╔══

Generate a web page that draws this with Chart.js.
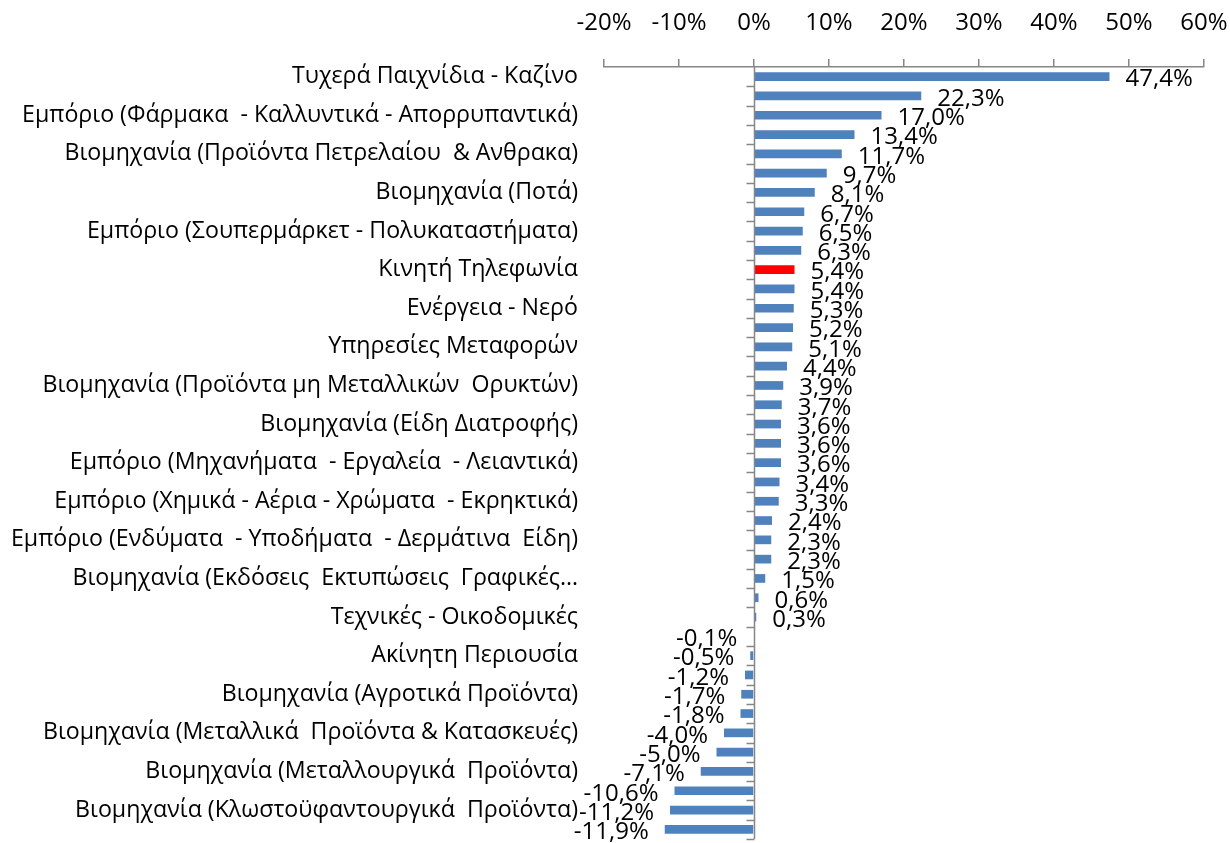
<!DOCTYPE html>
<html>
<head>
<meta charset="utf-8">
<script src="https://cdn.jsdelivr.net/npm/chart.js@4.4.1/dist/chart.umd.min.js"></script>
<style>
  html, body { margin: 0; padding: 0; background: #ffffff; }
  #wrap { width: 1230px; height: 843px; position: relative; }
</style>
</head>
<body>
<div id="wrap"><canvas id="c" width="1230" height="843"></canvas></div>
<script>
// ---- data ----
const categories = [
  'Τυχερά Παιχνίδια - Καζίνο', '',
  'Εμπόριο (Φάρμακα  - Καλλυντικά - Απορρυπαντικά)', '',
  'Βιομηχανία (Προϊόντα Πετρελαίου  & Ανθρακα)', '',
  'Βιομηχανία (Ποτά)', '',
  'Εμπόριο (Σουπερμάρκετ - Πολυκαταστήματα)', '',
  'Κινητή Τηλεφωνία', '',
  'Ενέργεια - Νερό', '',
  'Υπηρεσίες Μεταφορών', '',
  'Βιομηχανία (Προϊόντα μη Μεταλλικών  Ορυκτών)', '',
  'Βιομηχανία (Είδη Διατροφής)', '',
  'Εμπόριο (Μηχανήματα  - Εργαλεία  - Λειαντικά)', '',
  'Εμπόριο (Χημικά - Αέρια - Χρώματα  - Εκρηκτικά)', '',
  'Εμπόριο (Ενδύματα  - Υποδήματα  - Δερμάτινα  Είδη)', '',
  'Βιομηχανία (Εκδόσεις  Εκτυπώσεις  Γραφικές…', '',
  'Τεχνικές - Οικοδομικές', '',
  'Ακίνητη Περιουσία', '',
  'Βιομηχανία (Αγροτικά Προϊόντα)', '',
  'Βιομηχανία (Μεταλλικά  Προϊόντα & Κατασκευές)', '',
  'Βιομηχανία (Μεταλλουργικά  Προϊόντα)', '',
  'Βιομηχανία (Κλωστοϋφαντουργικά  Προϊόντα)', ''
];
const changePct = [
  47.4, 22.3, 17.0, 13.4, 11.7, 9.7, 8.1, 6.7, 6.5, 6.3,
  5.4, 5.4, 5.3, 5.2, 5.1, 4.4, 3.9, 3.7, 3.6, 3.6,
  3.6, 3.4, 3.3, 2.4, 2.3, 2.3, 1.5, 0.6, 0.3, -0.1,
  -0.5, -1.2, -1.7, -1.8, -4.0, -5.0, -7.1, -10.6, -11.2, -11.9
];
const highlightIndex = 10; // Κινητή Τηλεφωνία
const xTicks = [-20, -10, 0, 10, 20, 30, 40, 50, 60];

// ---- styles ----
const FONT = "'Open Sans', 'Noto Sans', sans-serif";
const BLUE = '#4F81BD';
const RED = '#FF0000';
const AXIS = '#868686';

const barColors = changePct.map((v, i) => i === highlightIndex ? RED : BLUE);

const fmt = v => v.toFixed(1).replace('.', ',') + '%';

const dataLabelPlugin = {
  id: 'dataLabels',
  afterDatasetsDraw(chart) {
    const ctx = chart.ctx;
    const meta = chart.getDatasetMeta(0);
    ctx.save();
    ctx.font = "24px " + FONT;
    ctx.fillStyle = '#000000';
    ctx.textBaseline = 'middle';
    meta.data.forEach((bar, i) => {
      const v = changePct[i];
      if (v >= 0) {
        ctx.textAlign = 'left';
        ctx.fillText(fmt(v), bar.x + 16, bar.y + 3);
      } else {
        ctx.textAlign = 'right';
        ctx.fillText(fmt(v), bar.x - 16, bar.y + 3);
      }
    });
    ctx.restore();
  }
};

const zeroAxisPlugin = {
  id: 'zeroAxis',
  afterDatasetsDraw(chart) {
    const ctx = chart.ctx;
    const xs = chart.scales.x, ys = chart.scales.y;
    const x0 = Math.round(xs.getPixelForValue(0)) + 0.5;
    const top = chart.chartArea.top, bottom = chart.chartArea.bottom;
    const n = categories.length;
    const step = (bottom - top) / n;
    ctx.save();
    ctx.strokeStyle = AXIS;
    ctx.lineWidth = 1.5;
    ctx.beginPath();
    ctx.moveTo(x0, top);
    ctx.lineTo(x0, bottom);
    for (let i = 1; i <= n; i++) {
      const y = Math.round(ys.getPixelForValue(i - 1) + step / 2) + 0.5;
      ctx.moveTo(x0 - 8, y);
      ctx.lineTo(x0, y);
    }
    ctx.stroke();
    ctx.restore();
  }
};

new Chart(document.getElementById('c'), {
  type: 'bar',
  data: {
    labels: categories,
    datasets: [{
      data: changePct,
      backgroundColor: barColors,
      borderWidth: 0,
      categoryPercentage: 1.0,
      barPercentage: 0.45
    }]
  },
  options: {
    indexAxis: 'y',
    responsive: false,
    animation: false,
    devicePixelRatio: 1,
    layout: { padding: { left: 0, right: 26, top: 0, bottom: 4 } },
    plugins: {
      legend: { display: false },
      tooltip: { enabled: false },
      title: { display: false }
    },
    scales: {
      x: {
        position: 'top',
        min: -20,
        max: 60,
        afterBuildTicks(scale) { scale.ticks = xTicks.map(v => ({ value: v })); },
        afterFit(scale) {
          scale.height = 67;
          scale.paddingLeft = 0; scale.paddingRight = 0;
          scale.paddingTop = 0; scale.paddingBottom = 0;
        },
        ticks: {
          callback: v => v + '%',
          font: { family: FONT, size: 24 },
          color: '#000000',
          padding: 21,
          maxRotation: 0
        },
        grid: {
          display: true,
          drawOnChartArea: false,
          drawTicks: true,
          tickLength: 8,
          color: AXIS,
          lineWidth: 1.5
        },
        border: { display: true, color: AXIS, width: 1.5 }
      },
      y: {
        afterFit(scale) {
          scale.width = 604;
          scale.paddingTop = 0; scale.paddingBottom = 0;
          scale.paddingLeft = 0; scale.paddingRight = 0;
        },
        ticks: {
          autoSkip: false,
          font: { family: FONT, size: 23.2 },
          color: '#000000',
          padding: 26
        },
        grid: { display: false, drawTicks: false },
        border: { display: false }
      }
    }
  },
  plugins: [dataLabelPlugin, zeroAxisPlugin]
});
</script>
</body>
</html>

╚══

--- What is expected ---
Copy the listing word for word, excluding its pictures.

--- Task solution ---
Generate a web page that draws this with Chart.js.
<!DOCTYPE html>
<html>
<head>
<meta charset="utf-8">
<script src="https://cdn.jsdelivr.net/npm/chart.js@4.4.1/dist/chart.umd.min.js"></script>
<style>
  html, body { margin: 0; padding: 0; background: #ffffff; }
  #wrap { width: 1230px; height: 843px; position: relative; }
</style>
</head>
<body>
<div id="wrap"><canvas id="c" width="1230" height="843"></canvas></div>
<script>
// ---- data ----
const categories = [
  'Τυχερά Παιχνίδια - Καζίνο', '',
  'Εμπόριο (Φάρμακα  - Καλλυντικά - Απορρυπαντικά)', '',
  'Βιομηχανία (Προϊόντα Πετρελαίου  & Ανθρακα)', '',
  'Βιομηχανία (Ποτά)', '',
  'Εμπόριο (Σουπερμάρκετ - Πολυκαταστήματα)', '',
  'Κινητή Τηλεφωνία', '',
  'Ενέργεια - Νερό', '',
  'Υπηρεσίες Μεταφορών', '',
  'Βιομηχανία (Προϊόντα μη Μεταλλικών  Ορυκτών)', '',
  'Βιομηχανία (Είδη Διατροφής)', '',
  'Εμπόριο (Μηχανήματα  - Εργαλεία  - Λειαντικά)', '',
  'Εμπόριο (Χημικά - Αέρια - Χρώματα  - Εκρηκτικά)', '',
  'Εμπόριο (Ενδύματα  - Υποδήματα  - Δερμάτινα  Είδη)', '',
  'Βιομηχανία (Εκδόσεις  Εκτυπώσεις  Γραφικές…', '',
  'Τεχνικές - Οικοδομικές', '',
  'Ακίνητη Περιουσία', '',
  'Βιομηχανία (Αγροτικά Προϊόντα)', '',
  'Βιομηχανία (Μεταλλικά  Προϊόντα & Κατασκευές)', '',
  'Βιομηχανία (Μεταλλουργικά  Προϊόντα)', '',
  'Βιομηχανία (Κλωστοϋφαντουργικά  Προϊόντα)', ''
];
const changePct = [
  47.4, 22.3, 17.0, 13.4, 11.7, 9.7, 8.1, 6.7, 6.5, 6.3,
  5.4, 5.4, 5.3, 5.2, 5.1, 4.4, 3.9, 3.7, 3.6, 3.6,
  3.6, 3.4, 3.3, 2.4, 2.3, 2.3, 1.5, 0.6, 0.3, -0.1,
  -0.5, -1.2, -1.7, -1.8, -4.0, -5.0, -7.1, -10.6, -11.2, -11.9
];
const highlightIndex = 10; // Κινητή Τηλεφωνία
const xTicks = [-20, -10, 0, 10, 20, 30, 40, 50, 60];

// ---- styles ----
const FONT = "'Open Sans', 'Noto Sans', sans-serif";
const BLUE = '#4F81BD';
const RED = '#FF0000';
const AXIS = '#868686';

const barColors = changePct.map((v, i) => i === highlightIndex ? RED : BLUE);

const fmt = v => v.toFixed(1).replace('.', ',') + '%';

const dataLabelPlugin = {
  id: 'dataLabels',
  afterDatasetsDraw(chart) {
    const ctx = chart.ctx;
    const meta = chart.getDatasetMeta(0);
    ctx.save();
    ctx.font = "24px " + FONT;
    ctx.fillStyle = '#000000';
    ctx.textBaseline = 'middle';
    meta.data.forEach((bar, i) => {
      const v = changePct[i];
      if (v >= 0) {
        ctx.textAlign = 'left';
        ctx.fillText(fmt(v), bar.x + 16, bar.y + 3);
      } else {
        ctx.textAlign = 'right';
        ctx.fillText(fmt(v), bar.x - 16, bar.y + 3);
      }
    });
    ctx.restore();
  }
};

const zeroAxisPlugin = {
  id: 'zeroAxis',
  afterDatasetsDraw(chart) {
    const ctx = chart.ctx;
    const xs = chart.scales.x, ys = chart.scales.y;
    const x0 = Math.round(xs.getPixelForValue(0)) + 0.5;
    const top = chart.chartArea.top, bottom = chart.chartArea.bottom;
    const n = categories.length;
    const step = (bottom - top) / n;
    ctx.save();
    ctx.strokeStyle = AXIS;
    ctx.lineWidth = 1.5;
    ctx.beginPath();
    ctx.moveTo(x0, top);
    ctx.lineTo(x0, bottom);
    for (let i = 1; i <= n; i++) {
      const y = Math.round(ys.getPixelForValue(i - 1) + step / 2) + 0.5;
      ctx.moveTo(x0 - 8, y);
      ctx.lineTo(x0, y);
    }
    ctx.stroke();
    ctx.restore();
  }
};

new Chart(document.getElementById('c'), {
  type: 'bar',
  data: {
    labels: categories,
    datasets: [{
      data: changePct,
      backgroundColor: barColors,
      borderWidth: 0,
      categoryPercentage: 1.0,
      barPercentage: 0.45
    }]
  },
  options: {
    indexAxis: 'y',
    responsive: false,
    animation: false,
    devicePixelRatio: 1,
    layout: { padding: { left: 0, right: 26, top: 0, bottom: 4 } },
    plugins: {
      legend: { display: false },
      tooltip: { enabled: false },
      title: { display: false }
    },
    scales: {
      x: {
        position: 'top',
        min: -20,
        max: 60,
        afterBuildTicks(scale) { scale.ticks = xTicks.map(v => ({ value: v })); },
        afterFit(scale) {
          scale.height = 67;
          scale.paddingLeft = 0; scale.paddingRight = 0;
          scale.paddingTop = 0; scale.paddingBottom = 0;
        },
        ticks: {
          callback: v => v + '%',
          font: { family: FONT, size: 24 },
          color: '#000000',
          padding: 21,
          maxRotation: 0
        },
        grid: {
          display: true,
          drawOnChartArea: false,
          drawTicks: true,
          tickLength: 8,
          color: AXIS,
          lineWidth: 1.5
        },
        border: { display: true, color: AXIS, width: 1.5 }
      },
      y: {
        afterFit(scale) {
          scale.width = 604;
          scale.paddingTop = 0; scale.paddingBottom = 0;
          scale.paddingLeft = 0; scale.paddingRight = 0;
        },
        ticks: {
          autoSkip: false,
          font: { family: FONT, size: 23.2 },
          color: '#000000',
          padding: 26
        },
        grid: { display: false, drawTicks: false },
        border: { display: false }
      }
    }
  },
  plugins: [dataLabelPlugin, zeroAxisPlugin]
});
</script>
</body>
</html>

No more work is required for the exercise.